Not sure how many of you read Mark Stucklin's excellent website on Spanish property, but an interesting article today which bears a bit of thought and also rings true with some info I had heard previously from spanish bank employees.

Having called CAM regarding a repo property 8 months back, I found myself speaking to an English employee who basically told me that the banks were taking between 1-2 years to get the repo properties onto the market, she said that was all hush-hush but internally they reckoned that CAM had close to 25000 repo properties coming to market and expected more. This was 8 months ago.

Not sure if i'm understanding that article completely, but interesting if banks have to write off 50% of the asset value if it doesnt sell at auction.

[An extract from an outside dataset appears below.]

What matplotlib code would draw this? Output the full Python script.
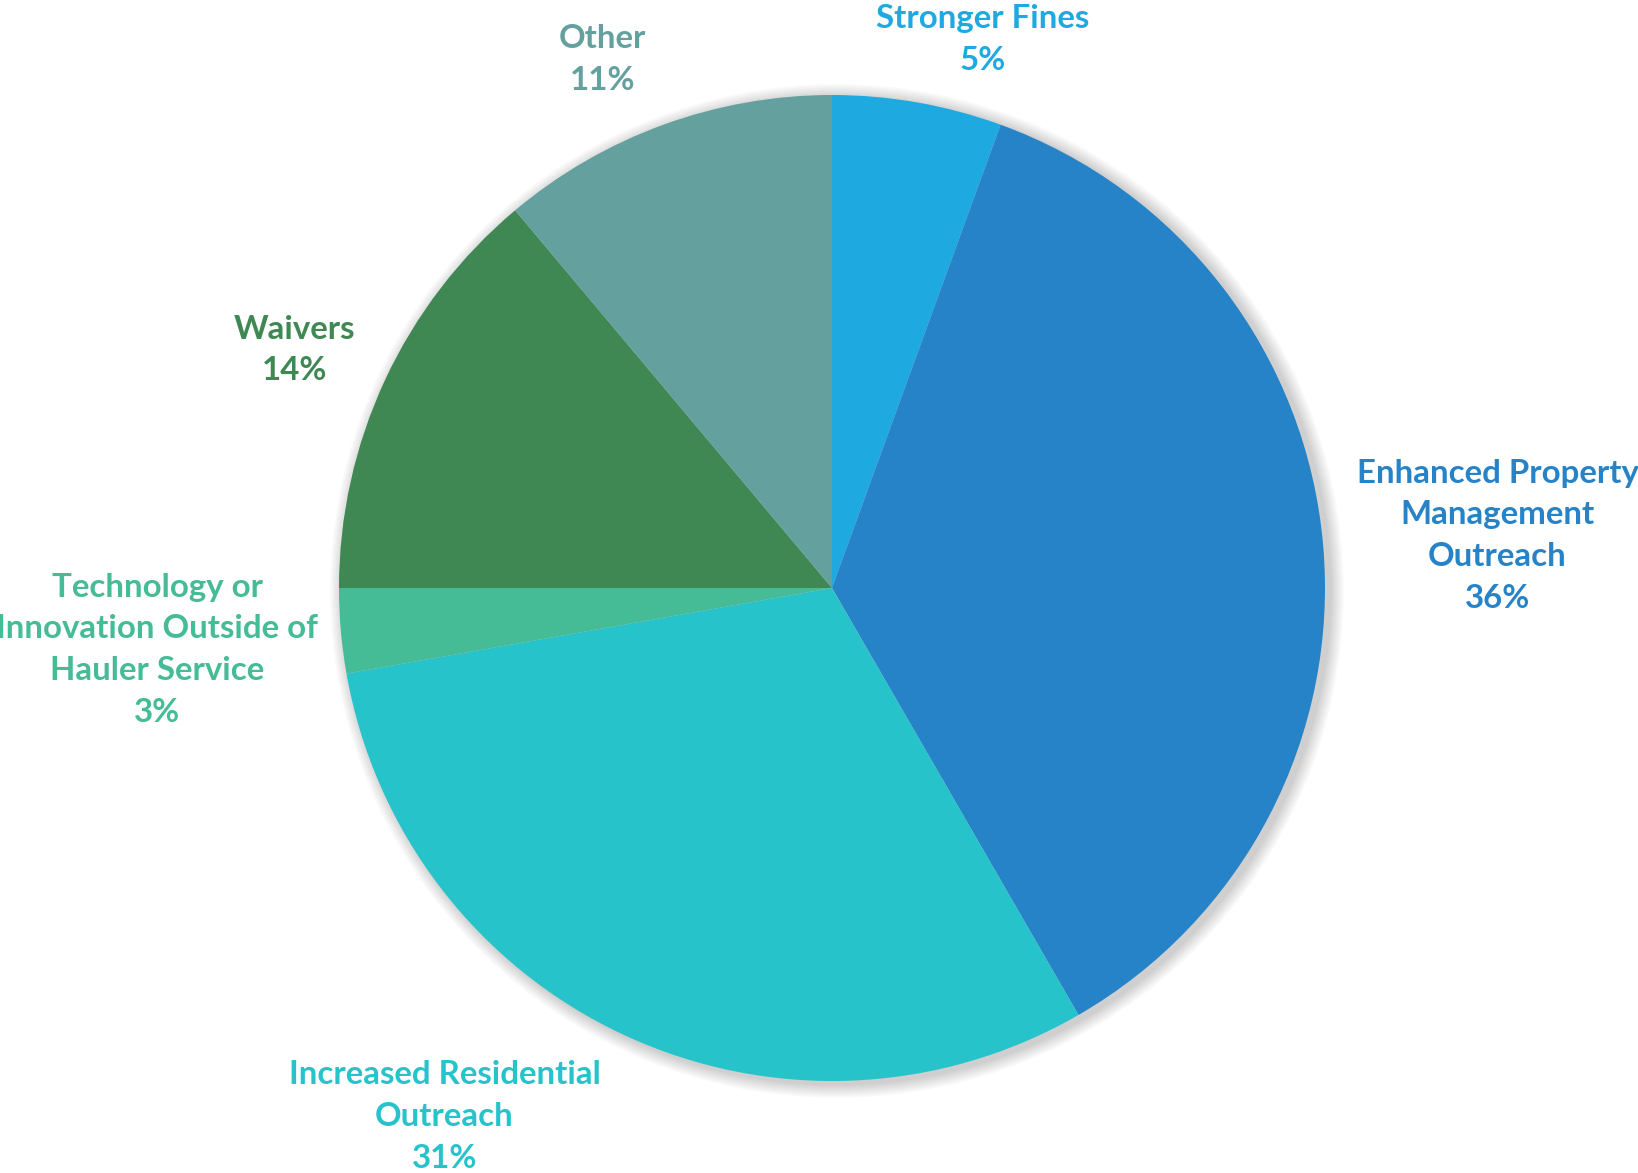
import matplotlib.pyplot as plt
from matplotlib.patches import Circle

# response counts (36 total), clockwise from 12 o'clock
categories = ["Stronger Fines", "Enhanced Property\nManagement\nOutreach",
              "Increased Residential\nOutreach",
              "Technology or\nInnovation Outside of\nHauler Service",
              "Waivers", "Other"]
counts = [2, 13, 11, 1, 5, 4]
pct_labels = ["5%", "36%", "31%", "3%", "14%", "11%"]
colors = ["#1FA9E1", "#2783C7", "#27C3CB", "#45BB96", "#3F8853", "#64A19E"]

# label centres in pie-radius units (Excel "best fit" placement)
label_pos = [(0.305, 1.112), (1.350, 0.106), (-0.786, -1.072),
             (-1.369, -0.125), (-1.091, 0.483), (-0.466, 1.072)]

W, H = 1638, 1173
cx, cy, R = 832, 588, 493

fig = plt.figure(figsize=(W / 100, H / 100), dpi=100)
ax = fig.add_axes([0, 0, 1, 1])

# soft shadow behind the pie
for i in range(8):
    ax.add_patch(Circle((0.010, -0.006), 1.0 + 0.0035 * (8 - i),
                        color="black", alpha=0.022, lw=0, zorder=0))

wedges, _ = ax.pie(counts, colors=colors, startangle=90, counterclock=False,
                   radius=1.0, wedgeprops=dict(linewidth=0))
for w in wedges:
    w.set_zorder(2)

for (x, y), name, pct, col in zip(label_pos, categories, pct_labels, colors):
    ax.text(x, y, name + "\n" + pct, ha="center", va="center",
            color=col, fontsize=23.8, fontweight="bold", family="Lato",
            linespacing=1.53, zorder=3)

ax.set_xlim(-cx / R, (W - cx) / R)
ax.set_ylim(-(H - cy) / R, cy / R)
ax.set_aspect("auto")
ax.axis("off")

fig.savefig("out.png", dpi=100, facecolor="white")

Can anyone dig out the article in publico it refers to and translate?


----------



## adiep (Jan 10, 2010)

it seems to have deleted the URL is posted... try again...


----------



## Pesky Wesky (May 10, 2009)

Can you write the url like wwwdotblahblahdotcom??


----------



## adiep (Jan 10, 2010)

Pesky Wesky said:


> Can you write the url like wwwdotblahblahdotcom??


lets have a go...

wwwDOTspanishpropertyinsightDOTcom/buff/2010/01/11/tidal-wave-of-repossessions-in-2010/

or

www DOT spanishpropertyinsight DOT com/buff/2010/01/11/tidal-wave-of-repossessions-in-2010/


----------



## bakeja (May 26, 2009)

I read a similar article called "The coming housing crisis in Spain" on the 7th Jan. It also highlighted changes in the Bank of Spain's rules with regards to repossessed properties and a BBVA forecast that Spanish property prices would fall on average by 12% this year (higher than the 9% suffered this year). Up until now many banks have been happy to sit on growing portfolios of repossessed properties but the rule changes (insisting they downgrade their internal valuations of these properties) mean they might now be tempted to dump them on the market. It's only one opinion; one factor among many. Many other forecasts are for a steady, bottoming out in prices.


----------